It’s far from easy being a bank during the worst economic downturn in 300 years, as I’m sure the bosses of Lloyds Banking Group (LSE: LLOY) know full well. With unemployment rising and no sign of the virus abating, British banks have set aside tens of billions of pounds in loan-loss reserves. That’s why Lloyds shares are in the doldrums.
Lloyds shares have bounced back
As I wrote this late on Wednesday, Lloyds shares traded at 28.18p, almost unchanged from Tuesday’s close. This leaves them almost 44% down over the past 12 months. Hardly surprising, given the devastation Covid-19 is wreaking on UK businesses. What’s more, Lloyds shares are down almost two-thirds (61.7%) from their 52-week high of 73.66p, hit on 13 December last year.
In short, it’s been a brutal year for Lloyds shareholders (and for its staff, most of whom own shares in their employer). Now for the good news: Lloyds shares cratered at 25.43p on 31 July and are up 10.8% in five days. But that’s scant relief, given the steep drops of 2019/20.
Lloyds is still a £20bn force in banking
Despite the obliteration of the Lloyds share price, there are still arguments for owning shares in this bombed-out bank. For a start, how much lower can Lloyds shares go?

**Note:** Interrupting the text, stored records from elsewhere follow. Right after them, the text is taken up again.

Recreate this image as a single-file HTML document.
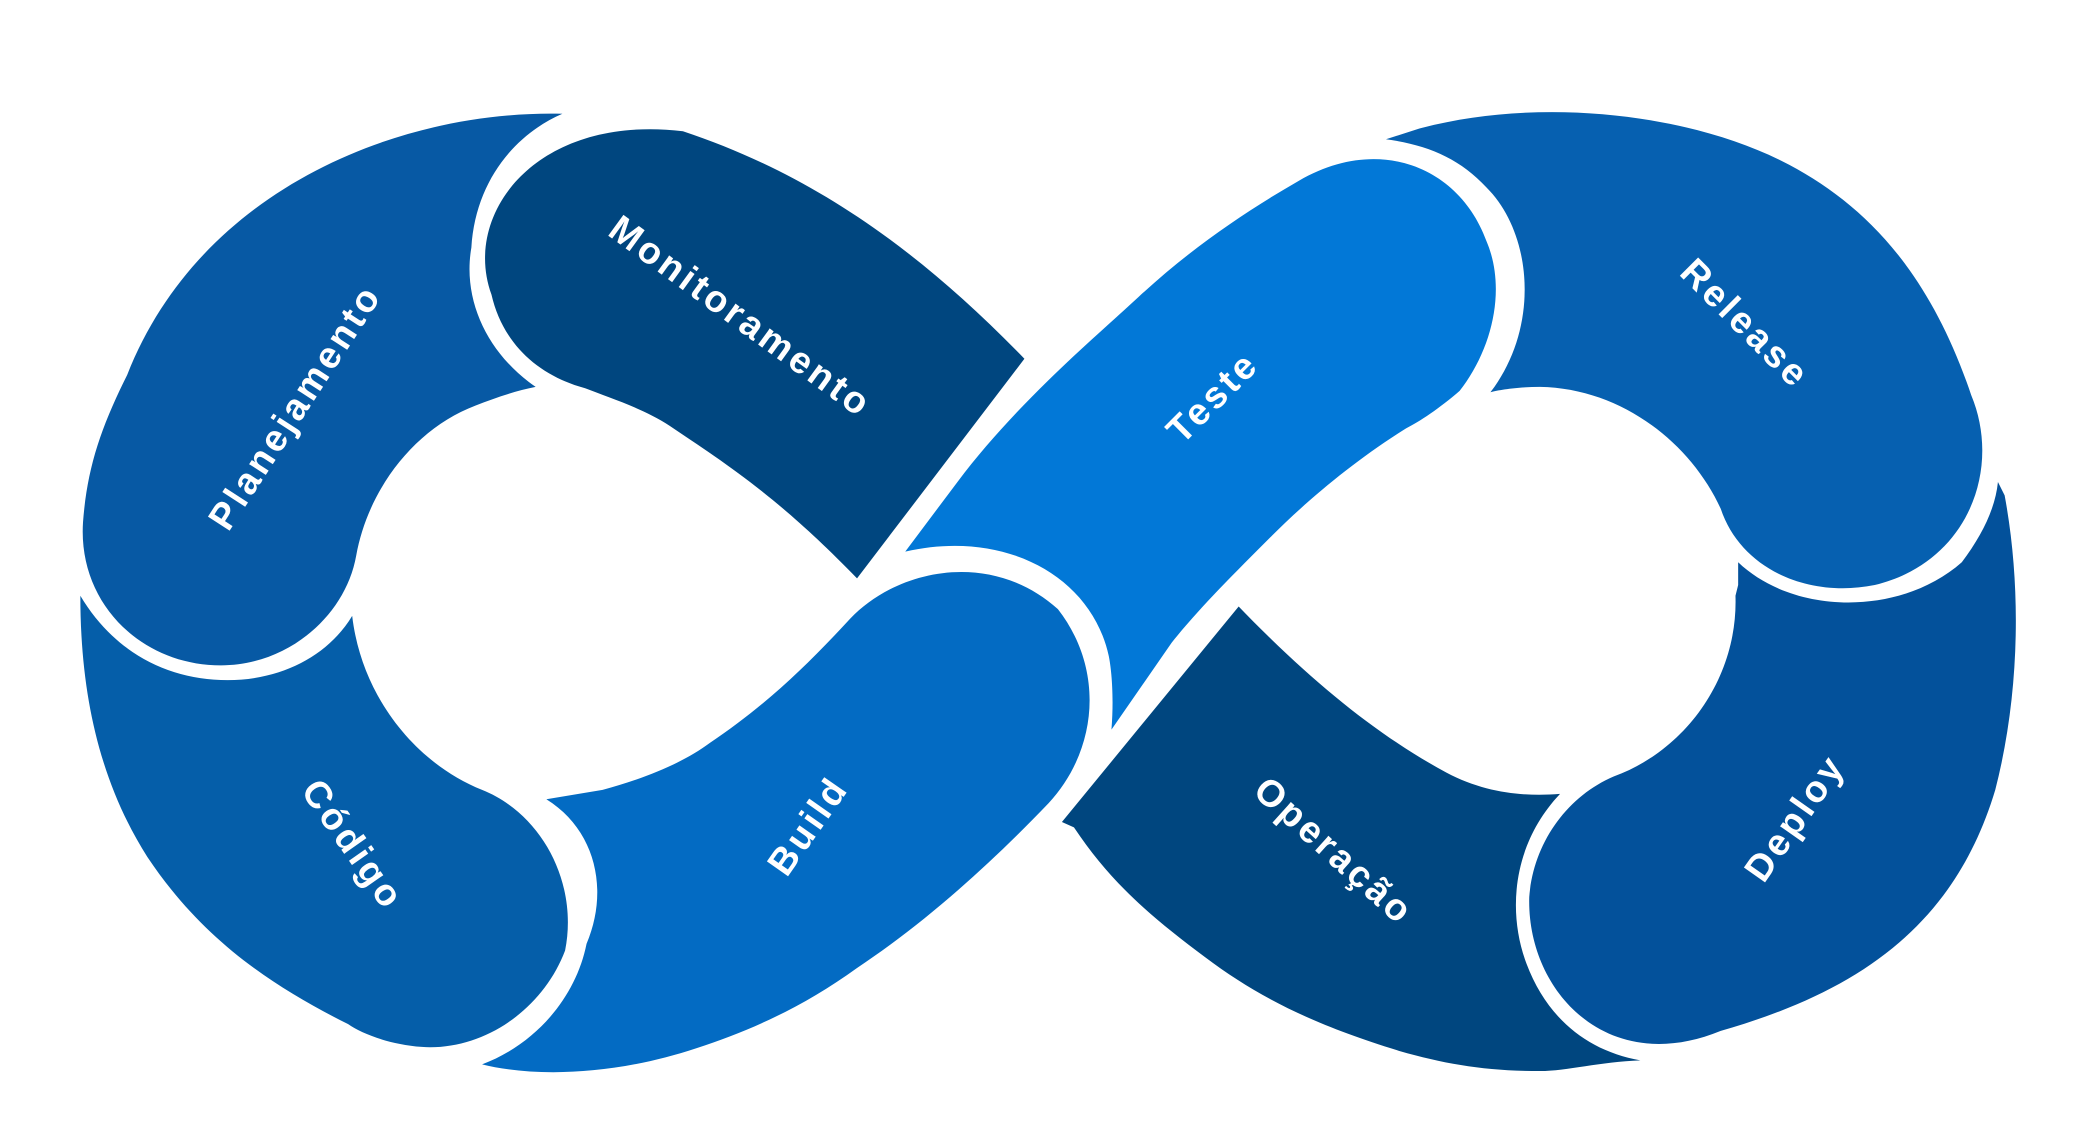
<!DOCTYPE html>
<html><head><meta charset="utf-8"><style>
html,body{margin:0;padding:0;background:#fff;}
svg{display:block;}
text{font-family:"Liberation Sans",sans-serif;font-weight:bold;fill:#fff;font-size:28px;letter-spacing:2.5px;text-anchor:middle;dominant-baseline:middle;}
</style></head><body>
<svg width="2089" height="1146" viewBox="0 0 1560 856" preserveAspectRatio="none" xmlns="http://www.w3.org/2000/svg">
<rect width="1560" height="856" fill="#fff"/>
<path fill="#0759a4" d="M420,85 C300,82 150,140 95,280 C75,320 65,350 62,390 C58,450 105,497 165,497 C215,497 258,460 266,415 C275,365 310,320 355,303 C370,297 385,292 400,289 C365,265 345,225 352,185 C355,135 385,100 420,85 Z"/>
<path fill="#00467f" d="M510,98 C600,128 680,180 765,268 L640,432 C580,370 540,345 500,318 C480,305 455,297 437,290 C400,280 375,255 367,220 C345,160 400,85 510,98 Z"/>
<path fill="#0278d7" d="M676,412 L715,360 C760,300 820,250 850,222 C890,185 930,158 970,135 C1030,100 1090,125 1110,180 C1125,215 1115,260 1090,292 C1075,305 1060,315 1050,320 C1010,345 975,375 950,400 C920,430 895,455 875,480 L830,545 C832,520 830,500 828,490 C815,430 750,395 676,412 Z"/>
<path fill="#0660b0" d="M1035,104 L1060,96 C1150,72 1260,85 1330,120 C1390,150 1440,200 1472,295 C1495,350 1470,420 1400,437 C1350,447 1300,425 1285,380 C1262,330 1210,290 1150,289 C1135,289 1120,291 1113,293 C1150,245 1145,175 1110,140 C1090,118 1065,108 1035,104 Z"/>
<path fill="#03519b" d="M1492,360 L1497,370 C1510,440 1508,520 1490,590 C1460,690 1390,740 1285,770 C1200,805 1140,740 1142,670 C1145,630 1170,595 1205,580 C1260,560 1298,505 1296,445 L1298,437 L1298,420 C1340,460 1420,460 1465,420 C1480,400 1490,380 1492,360 Z"/>
<path fill="#00467f" d="M925,453 C980,510 1030,550 1080,577 C1110,593 1140,595 1165,593 C1130,630 1125,680 1140,720 C1155,760 1185,785 1225,792 C1195,793 1170,800 1150,800 C1110,800 1080,795 1045,785 C980,765 940,745 900,715 C860,685 830,660 802,618 L793,614 Z"/>
<path fill="#036bc3" d="M408,597 L450,590 C480,582 510,570 530,555 C570,528 600,500 635,462 C670,425 740,410 790,455 C825,500 820,560 783,600 C740,645 690,690 640,723 C600,752 560,770 520,783 C460,803 400,805 360,795 C400,780 430,745 438,705 C455,665 445,620 408,597 Z"/>
<path fill="#055ea9" d="M60,445 C85,487 125,508 170,508 C210,508 245,490 263,460 C270,520 310,570 360,590 C405,608 432,660 422,710 C405,755 360,785 315,782 C290,780 270,772 260,765 C200,735 150,700 110,640 C75,585 60,520 60,445 Z"/>

<text transform="translate(222,305) rotate(-57)">Planejamento</text>
<text transform="translate(552,238) rotate(36)">Monitoramento</text>
<text transform="translate(907,298) rotate(-45)">Teste</text>
<text transform="translate(1302,243) rotate(45)">Release</text>
<text transform="translate(262,632) rotate(55)">Código</text>
<text transform="translate(605,618) rotate(-55)">Build</text>
<text transform="translate(995,637) rotate(42)">Operação</text>
<text transform="translate(1342,612) rotate(-55)">Deploy</text>
</svg>
</body></html>
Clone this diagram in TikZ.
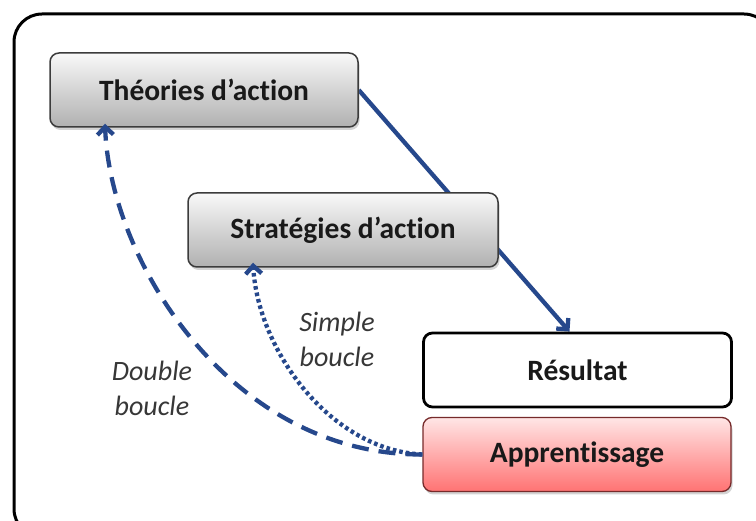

Once they were worth several pounds each, but now they lurk below 30p.
For less than the price of a bag of crisps, you can buy part-ownership of a £19.9bn business that has been around since 1695. What’s more, Lloyds owns several well-known, household-name brands, such as Lloyds Bank, Halifax, Bank of Scotland and Scottish Widows.
Lloyds still faces multiple headwinds
In its recent half-year results, it unveiled loan-loss provisions of £3.8bn for six months, pushing the bank to a huge loss. What’s more, with furlough support ending and unemployment climbing, there will be many more loan defaults to come. The total for 2020 could easily exceed £5.5bn.
Also, falling interest rates trimmed the bank’s net interest margin down to 2.4% in the second quarter. Likewise, the hiatus in the UK housing market has reduced mortgage lending, where Lloyds is the UK’s #1.
Lloyds shares are still too cheap
Give these headwinds, it’s no wonder that Lloyds shares have done terribly lately. But the bank has net tangible assets of 60p a share, more than double today’s share price. In other words, when you buy £1 of Lloyds shares, you get over £2 of assets.
Right now, it’s impossible to value the shares using conventional measures. That’s because earnings per share and dividends have both evaporated. But a discount of 53% to net asset value sounds tempting to me. Hence, I’d keep buying Lloyds as a recovery play and hold them for a future stream of juicy dividends.